>>>>>
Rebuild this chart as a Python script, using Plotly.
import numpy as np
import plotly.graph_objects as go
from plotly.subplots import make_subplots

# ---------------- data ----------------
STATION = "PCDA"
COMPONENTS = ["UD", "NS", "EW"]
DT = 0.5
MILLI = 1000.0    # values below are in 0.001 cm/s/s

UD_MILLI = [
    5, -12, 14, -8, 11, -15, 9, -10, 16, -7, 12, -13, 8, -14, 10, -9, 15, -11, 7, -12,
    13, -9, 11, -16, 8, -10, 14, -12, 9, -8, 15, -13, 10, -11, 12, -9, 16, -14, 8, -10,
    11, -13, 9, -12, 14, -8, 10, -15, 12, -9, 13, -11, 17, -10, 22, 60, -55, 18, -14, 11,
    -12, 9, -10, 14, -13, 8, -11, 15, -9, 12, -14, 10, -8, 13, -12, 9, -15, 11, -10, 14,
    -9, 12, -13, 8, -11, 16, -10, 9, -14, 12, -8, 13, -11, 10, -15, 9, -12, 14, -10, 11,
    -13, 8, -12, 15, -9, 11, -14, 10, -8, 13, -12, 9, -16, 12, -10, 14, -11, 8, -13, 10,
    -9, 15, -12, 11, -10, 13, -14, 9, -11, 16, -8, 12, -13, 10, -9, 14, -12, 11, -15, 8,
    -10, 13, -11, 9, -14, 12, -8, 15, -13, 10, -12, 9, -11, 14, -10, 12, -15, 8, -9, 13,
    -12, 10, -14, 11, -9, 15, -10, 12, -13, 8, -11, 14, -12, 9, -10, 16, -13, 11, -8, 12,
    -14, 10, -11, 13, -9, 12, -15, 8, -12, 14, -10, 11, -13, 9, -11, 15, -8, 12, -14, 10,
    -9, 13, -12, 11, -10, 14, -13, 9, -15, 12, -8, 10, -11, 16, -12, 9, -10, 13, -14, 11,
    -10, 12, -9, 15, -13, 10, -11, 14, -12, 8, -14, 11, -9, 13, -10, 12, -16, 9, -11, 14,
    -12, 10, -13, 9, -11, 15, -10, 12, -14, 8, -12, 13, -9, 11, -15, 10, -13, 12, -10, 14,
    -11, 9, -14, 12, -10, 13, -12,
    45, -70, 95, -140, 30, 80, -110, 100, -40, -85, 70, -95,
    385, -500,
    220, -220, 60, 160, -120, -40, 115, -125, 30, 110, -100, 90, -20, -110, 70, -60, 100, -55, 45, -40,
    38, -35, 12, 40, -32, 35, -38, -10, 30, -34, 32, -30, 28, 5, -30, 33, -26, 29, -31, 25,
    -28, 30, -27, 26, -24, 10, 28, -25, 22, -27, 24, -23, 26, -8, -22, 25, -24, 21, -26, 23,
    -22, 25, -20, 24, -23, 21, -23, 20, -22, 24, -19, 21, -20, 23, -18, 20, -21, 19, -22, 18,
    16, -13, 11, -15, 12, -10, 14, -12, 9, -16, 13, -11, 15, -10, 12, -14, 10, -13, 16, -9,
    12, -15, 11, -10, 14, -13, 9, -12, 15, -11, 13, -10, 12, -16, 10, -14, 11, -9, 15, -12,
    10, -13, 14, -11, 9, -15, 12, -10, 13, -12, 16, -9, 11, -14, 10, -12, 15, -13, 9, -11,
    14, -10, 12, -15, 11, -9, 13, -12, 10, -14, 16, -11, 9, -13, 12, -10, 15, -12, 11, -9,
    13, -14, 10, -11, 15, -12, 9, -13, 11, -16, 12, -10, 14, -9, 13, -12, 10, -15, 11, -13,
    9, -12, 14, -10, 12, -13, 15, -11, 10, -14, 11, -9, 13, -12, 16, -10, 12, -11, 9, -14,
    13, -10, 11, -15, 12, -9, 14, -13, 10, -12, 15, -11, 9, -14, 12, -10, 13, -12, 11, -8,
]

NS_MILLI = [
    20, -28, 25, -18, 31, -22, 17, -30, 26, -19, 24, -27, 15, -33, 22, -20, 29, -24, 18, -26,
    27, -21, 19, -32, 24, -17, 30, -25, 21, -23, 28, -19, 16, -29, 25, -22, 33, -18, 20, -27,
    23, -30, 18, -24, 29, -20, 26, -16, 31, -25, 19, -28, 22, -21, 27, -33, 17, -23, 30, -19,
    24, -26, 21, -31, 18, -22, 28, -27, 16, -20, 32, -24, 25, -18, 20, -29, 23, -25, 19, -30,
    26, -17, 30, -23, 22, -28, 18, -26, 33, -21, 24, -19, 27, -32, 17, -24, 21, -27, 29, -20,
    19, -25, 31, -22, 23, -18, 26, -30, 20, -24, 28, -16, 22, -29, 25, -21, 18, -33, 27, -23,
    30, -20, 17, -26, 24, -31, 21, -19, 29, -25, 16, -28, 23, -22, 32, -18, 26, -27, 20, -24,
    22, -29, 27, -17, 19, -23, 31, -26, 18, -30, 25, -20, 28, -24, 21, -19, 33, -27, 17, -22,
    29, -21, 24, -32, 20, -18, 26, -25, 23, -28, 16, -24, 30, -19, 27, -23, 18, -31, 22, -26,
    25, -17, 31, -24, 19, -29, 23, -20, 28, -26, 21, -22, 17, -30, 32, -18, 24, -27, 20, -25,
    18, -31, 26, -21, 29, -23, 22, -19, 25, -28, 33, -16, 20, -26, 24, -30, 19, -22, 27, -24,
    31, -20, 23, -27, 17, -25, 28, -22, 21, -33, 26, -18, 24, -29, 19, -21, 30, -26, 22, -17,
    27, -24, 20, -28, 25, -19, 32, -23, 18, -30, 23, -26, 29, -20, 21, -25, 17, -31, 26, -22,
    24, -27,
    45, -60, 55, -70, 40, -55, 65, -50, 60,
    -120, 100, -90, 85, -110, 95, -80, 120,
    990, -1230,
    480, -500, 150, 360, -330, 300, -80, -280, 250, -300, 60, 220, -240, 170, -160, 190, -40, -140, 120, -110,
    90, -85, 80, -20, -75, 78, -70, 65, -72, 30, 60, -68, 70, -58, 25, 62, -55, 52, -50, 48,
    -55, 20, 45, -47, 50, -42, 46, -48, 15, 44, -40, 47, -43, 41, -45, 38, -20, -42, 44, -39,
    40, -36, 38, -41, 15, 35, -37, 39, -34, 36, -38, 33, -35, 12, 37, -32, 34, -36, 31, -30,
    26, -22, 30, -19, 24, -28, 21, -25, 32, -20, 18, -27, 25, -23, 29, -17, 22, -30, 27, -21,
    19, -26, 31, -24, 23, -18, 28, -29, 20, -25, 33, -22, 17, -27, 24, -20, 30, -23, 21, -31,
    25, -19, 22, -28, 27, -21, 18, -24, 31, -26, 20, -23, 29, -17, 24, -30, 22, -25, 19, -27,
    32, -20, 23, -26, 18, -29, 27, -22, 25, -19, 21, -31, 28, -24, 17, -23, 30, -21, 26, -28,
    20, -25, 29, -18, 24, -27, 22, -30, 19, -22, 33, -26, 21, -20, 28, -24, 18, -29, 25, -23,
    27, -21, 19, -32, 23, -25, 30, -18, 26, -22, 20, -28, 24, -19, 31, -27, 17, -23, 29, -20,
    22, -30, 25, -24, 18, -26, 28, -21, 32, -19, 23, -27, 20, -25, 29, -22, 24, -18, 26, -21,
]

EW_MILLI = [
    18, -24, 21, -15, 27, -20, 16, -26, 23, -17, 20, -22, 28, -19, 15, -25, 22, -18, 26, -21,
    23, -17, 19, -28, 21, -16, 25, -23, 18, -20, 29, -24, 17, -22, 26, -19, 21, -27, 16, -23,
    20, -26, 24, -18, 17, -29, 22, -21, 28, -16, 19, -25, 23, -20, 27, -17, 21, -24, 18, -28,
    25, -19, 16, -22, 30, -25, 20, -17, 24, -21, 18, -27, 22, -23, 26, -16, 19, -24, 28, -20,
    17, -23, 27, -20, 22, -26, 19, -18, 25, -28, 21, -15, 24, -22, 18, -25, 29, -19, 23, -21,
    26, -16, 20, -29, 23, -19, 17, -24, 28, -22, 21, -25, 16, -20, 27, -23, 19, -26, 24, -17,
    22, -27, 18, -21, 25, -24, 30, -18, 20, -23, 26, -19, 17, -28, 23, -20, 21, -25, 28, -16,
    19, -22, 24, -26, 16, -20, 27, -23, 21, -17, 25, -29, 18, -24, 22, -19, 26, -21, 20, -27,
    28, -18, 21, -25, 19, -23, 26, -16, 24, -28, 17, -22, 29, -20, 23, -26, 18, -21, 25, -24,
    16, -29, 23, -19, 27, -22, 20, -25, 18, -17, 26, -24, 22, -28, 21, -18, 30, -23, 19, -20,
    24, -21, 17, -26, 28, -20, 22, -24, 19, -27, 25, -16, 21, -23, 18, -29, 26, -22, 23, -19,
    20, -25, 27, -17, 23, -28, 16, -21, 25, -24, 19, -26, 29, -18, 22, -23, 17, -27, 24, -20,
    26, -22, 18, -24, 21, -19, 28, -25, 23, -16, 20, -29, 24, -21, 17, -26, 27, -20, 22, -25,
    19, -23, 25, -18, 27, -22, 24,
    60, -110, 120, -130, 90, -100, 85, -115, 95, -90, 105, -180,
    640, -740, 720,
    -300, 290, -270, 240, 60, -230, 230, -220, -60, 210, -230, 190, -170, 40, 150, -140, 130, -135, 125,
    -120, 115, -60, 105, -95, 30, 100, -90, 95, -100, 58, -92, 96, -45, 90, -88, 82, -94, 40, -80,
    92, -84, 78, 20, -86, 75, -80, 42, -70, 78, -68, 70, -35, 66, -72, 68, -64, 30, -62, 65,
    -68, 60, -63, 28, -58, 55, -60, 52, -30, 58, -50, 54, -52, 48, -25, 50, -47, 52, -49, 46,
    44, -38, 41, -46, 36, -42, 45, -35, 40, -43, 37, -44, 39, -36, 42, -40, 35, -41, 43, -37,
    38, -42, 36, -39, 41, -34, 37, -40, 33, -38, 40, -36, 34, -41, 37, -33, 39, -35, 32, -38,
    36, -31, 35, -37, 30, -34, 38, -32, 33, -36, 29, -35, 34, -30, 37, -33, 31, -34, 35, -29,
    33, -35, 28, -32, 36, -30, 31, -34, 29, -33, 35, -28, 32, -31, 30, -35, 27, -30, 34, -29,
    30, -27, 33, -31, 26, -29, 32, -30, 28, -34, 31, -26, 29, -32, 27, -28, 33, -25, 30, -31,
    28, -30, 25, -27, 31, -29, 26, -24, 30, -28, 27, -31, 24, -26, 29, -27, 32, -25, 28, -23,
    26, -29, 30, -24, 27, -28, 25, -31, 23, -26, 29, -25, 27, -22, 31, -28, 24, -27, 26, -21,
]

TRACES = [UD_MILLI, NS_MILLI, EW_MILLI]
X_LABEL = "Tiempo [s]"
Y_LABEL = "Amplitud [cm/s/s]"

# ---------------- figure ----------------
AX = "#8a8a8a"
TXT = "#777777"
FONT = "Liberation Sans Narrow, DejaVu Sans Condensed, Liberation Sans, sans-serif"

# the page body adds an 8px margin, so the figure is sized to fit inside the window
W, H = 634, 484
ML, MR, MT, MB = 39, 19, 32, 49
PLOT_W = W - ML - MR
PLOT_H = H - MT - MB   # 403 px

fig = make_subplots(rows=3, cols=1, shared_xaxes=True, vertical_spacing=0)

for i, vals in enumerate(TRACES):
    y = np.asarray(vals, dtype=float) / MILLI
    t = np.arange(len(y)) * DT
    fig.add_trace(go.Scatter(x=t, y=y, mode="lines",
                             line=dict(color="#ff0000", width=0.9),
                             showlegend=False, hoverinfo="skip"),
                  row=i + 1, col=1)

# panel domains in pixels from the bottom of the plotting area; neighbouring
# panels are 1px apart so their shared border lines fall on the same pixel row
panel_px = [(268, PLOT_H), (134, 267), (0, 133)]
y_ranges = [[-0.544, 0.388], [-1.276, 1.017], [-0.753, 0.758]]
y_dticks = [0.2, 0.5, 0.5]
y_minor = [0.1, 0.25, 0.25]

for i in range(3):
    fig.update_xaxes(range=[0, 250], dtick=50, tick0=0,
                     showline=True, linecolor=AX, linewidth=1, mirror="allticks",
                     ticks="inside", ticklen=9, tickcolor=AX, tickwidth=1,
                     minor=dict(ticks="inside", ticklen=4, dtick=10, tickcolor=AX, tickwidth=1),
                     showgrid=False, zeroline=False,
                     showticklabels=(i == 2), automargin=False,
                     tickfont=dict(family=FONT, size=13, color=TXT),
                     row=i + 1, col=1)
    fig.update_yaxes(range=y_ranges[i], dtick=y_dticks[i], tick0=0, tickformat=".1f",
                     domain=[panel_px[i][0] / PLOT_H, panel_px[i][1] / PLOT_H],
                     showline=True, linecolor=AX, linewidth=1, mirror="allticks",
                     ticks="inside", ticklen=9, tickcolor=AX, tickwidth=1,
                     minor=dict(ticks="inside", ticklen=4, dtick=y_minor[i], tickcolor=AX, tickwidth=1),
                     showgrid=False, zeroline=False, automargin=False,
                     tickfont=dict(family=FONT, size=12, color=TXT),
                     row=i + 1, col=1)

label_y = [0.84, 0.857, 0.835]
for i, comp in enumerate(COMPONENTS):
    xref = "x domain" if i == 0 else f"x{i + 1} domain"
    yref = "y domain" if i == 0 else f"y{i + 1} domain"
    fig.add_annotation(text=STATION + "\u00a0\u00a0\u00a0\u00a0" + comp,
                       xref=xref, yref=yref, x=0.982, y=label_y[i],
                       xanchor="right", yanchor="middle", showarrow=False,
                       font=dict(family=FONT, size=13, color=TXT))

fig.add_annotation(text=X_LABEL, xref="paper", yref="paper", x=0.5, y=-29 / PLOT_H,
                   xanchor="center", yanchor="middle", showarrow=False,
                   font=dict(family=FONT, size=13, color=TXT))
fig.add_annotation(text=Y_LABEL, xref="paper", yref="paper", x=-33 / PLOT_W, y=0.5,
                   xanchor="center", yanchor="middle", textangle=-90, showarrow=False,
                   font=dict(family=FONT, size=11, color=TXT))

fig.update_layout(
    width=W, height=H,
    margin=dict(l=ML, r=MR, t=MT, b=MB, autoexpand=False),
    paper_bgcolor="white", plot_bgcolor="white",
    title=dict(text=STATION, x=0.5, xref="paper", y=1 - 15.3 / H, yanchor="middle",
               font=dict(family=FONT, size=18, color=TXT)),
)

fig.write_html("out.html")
<<<<<
>>>>>
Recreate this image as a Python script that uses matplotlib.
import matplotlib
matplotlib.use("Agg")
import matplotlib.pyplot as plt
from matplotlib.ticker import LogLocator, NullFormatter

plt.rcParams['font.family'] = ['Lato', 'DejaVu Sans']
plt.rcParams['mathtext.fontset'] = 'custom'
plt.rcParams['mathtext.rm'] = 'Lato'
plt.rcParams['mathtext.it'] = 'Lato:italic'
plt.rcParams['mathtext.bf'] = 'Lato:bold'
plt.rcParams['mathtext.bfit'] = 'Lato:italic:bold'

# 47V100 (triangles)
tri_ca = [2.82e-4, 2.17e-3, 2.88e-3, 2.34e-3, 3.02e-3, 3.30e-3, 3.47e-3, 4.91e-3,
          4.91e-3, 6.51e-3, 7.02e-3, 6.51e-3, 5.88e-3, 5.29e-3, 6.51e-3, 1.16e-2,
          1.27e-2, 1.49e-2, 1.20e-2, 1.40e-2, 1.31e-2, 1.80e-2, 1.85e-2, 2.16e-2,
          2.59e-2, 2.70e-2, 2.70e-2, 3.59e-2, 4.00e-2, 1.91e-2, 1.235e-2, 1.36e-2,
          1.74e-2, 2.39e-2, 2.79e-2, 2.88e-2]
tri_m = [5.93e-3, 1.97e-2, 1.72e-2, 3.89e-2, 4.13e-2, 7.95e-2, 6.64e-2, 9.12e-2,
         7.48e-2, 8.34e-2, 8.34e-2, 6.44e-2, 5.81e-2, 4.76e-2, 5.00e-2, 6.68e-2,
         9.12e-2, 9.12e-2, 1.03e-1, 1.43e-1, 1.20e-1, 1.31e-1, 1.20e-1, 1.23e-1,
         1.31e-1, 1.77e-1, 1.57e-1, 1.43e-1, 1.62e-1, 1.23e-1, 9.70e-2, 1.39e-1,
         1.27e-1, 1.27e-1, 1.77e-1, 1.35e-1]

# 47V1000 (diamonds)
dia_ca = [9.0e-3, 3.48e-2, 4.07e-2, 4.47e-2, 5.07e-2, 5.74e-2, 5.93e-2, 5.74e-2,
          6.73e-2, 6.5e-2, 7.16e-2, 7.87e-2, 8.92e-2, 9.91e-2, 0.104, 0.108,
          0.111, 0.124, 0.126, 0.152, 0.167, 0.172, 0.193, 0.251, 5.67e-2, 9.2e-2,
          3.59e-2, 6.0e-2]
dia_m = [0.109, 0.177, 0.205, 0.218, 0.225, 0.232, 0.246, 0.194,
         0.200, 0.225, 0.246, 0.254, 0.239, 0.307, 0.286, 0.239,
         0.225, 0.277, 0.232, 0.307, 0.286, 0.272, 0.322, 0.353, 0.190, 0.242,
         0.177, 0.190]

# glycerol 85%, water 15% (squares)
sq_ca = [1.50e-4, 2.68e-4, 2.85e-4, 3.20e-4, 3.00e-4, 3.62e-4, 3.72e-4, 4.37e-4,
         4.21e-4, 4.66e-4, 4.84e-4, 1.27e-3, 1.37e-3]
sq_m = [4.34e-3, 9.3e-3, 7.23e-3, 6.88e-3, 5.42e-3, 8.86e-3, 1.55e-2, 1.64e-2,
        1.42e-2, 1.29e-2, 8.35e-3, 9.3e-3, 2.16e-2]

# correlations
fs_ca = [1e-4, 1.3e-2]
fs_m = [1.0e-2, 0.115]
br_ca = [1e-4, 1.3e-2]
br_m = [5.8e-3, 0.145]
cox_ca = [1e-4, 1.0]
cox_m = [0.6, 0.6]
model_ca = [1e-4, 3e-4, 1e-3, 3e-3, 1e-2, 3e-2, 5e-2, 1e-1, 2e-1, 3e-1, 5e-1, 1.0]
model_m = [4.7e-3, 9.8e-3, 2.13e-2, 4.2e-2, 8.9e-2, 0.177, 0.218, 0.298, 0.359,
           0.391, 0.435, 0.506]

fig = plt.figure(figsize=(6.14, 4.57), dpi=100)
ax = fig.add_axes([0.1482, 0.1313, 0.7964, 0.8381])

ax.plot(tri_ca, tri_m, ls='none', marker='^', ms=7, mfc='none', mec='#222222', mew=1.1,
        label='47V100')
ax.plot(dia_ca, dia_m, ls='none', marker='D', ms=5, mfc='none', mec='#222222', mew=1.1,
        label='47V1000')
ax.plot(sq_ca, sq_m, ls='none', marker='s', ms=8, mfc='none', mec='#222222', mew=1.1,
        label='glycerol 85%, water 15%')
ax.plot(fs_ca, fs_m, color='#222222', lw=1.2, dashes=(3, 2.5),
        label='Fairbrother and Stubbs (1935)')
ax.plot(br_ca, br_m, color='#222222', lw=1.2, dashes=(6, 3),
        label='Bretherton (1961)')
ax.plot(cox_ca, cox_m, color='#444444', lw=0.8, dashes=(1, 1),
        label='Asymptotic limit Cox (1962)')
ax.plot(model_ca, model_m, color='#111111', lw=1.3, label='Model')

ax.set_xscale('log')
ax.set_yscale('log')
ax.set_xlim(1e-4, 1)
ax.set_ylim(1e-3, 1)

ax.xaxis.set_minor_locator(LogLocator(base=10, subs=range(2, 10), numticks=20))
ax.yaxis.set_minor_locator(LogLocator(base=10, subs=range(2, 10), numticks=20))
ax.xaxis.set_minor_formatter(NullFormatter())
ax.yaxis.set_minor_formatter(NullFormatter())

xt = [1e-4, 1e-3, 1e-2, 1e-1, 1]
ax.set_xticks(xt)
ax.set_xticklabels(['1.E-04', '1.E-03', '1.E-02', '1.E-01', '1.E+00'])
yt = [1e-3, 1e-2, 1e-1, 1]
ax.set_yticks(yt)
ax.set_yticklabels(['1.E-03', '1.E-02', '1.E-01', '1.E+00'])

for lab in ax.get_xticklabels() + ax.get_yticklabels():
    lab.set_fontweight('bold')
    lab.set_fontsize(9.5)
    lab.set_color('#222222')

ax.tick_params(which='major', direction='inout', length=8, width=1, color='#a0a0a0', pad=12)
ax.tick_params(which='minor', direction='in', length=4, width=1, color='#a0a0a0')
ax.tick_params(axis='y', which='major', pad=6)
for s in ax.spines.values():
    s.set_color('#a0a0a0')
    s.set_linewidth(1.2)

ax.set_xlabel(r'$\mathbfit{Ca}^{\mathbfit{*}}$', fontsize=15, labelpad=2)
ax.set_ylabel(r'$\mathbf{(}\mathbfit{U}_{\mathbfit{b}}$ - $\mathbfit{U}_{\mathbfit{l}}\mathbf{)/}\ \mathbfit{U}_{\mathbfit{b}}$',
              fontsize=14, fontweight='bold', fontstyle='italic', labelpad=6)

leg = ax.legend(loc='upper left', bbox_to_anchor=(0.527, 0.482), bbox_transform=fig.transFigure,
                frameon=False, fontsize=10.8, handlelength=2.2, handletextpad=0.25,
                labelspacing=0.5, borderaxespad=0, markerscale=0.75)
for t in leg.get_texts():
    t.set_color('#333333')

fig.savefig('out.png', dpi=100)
<<<<<
## What to produce
Work out how many lines in the records above contain the word "script", and reply with that number alone.

## Answer for the task
2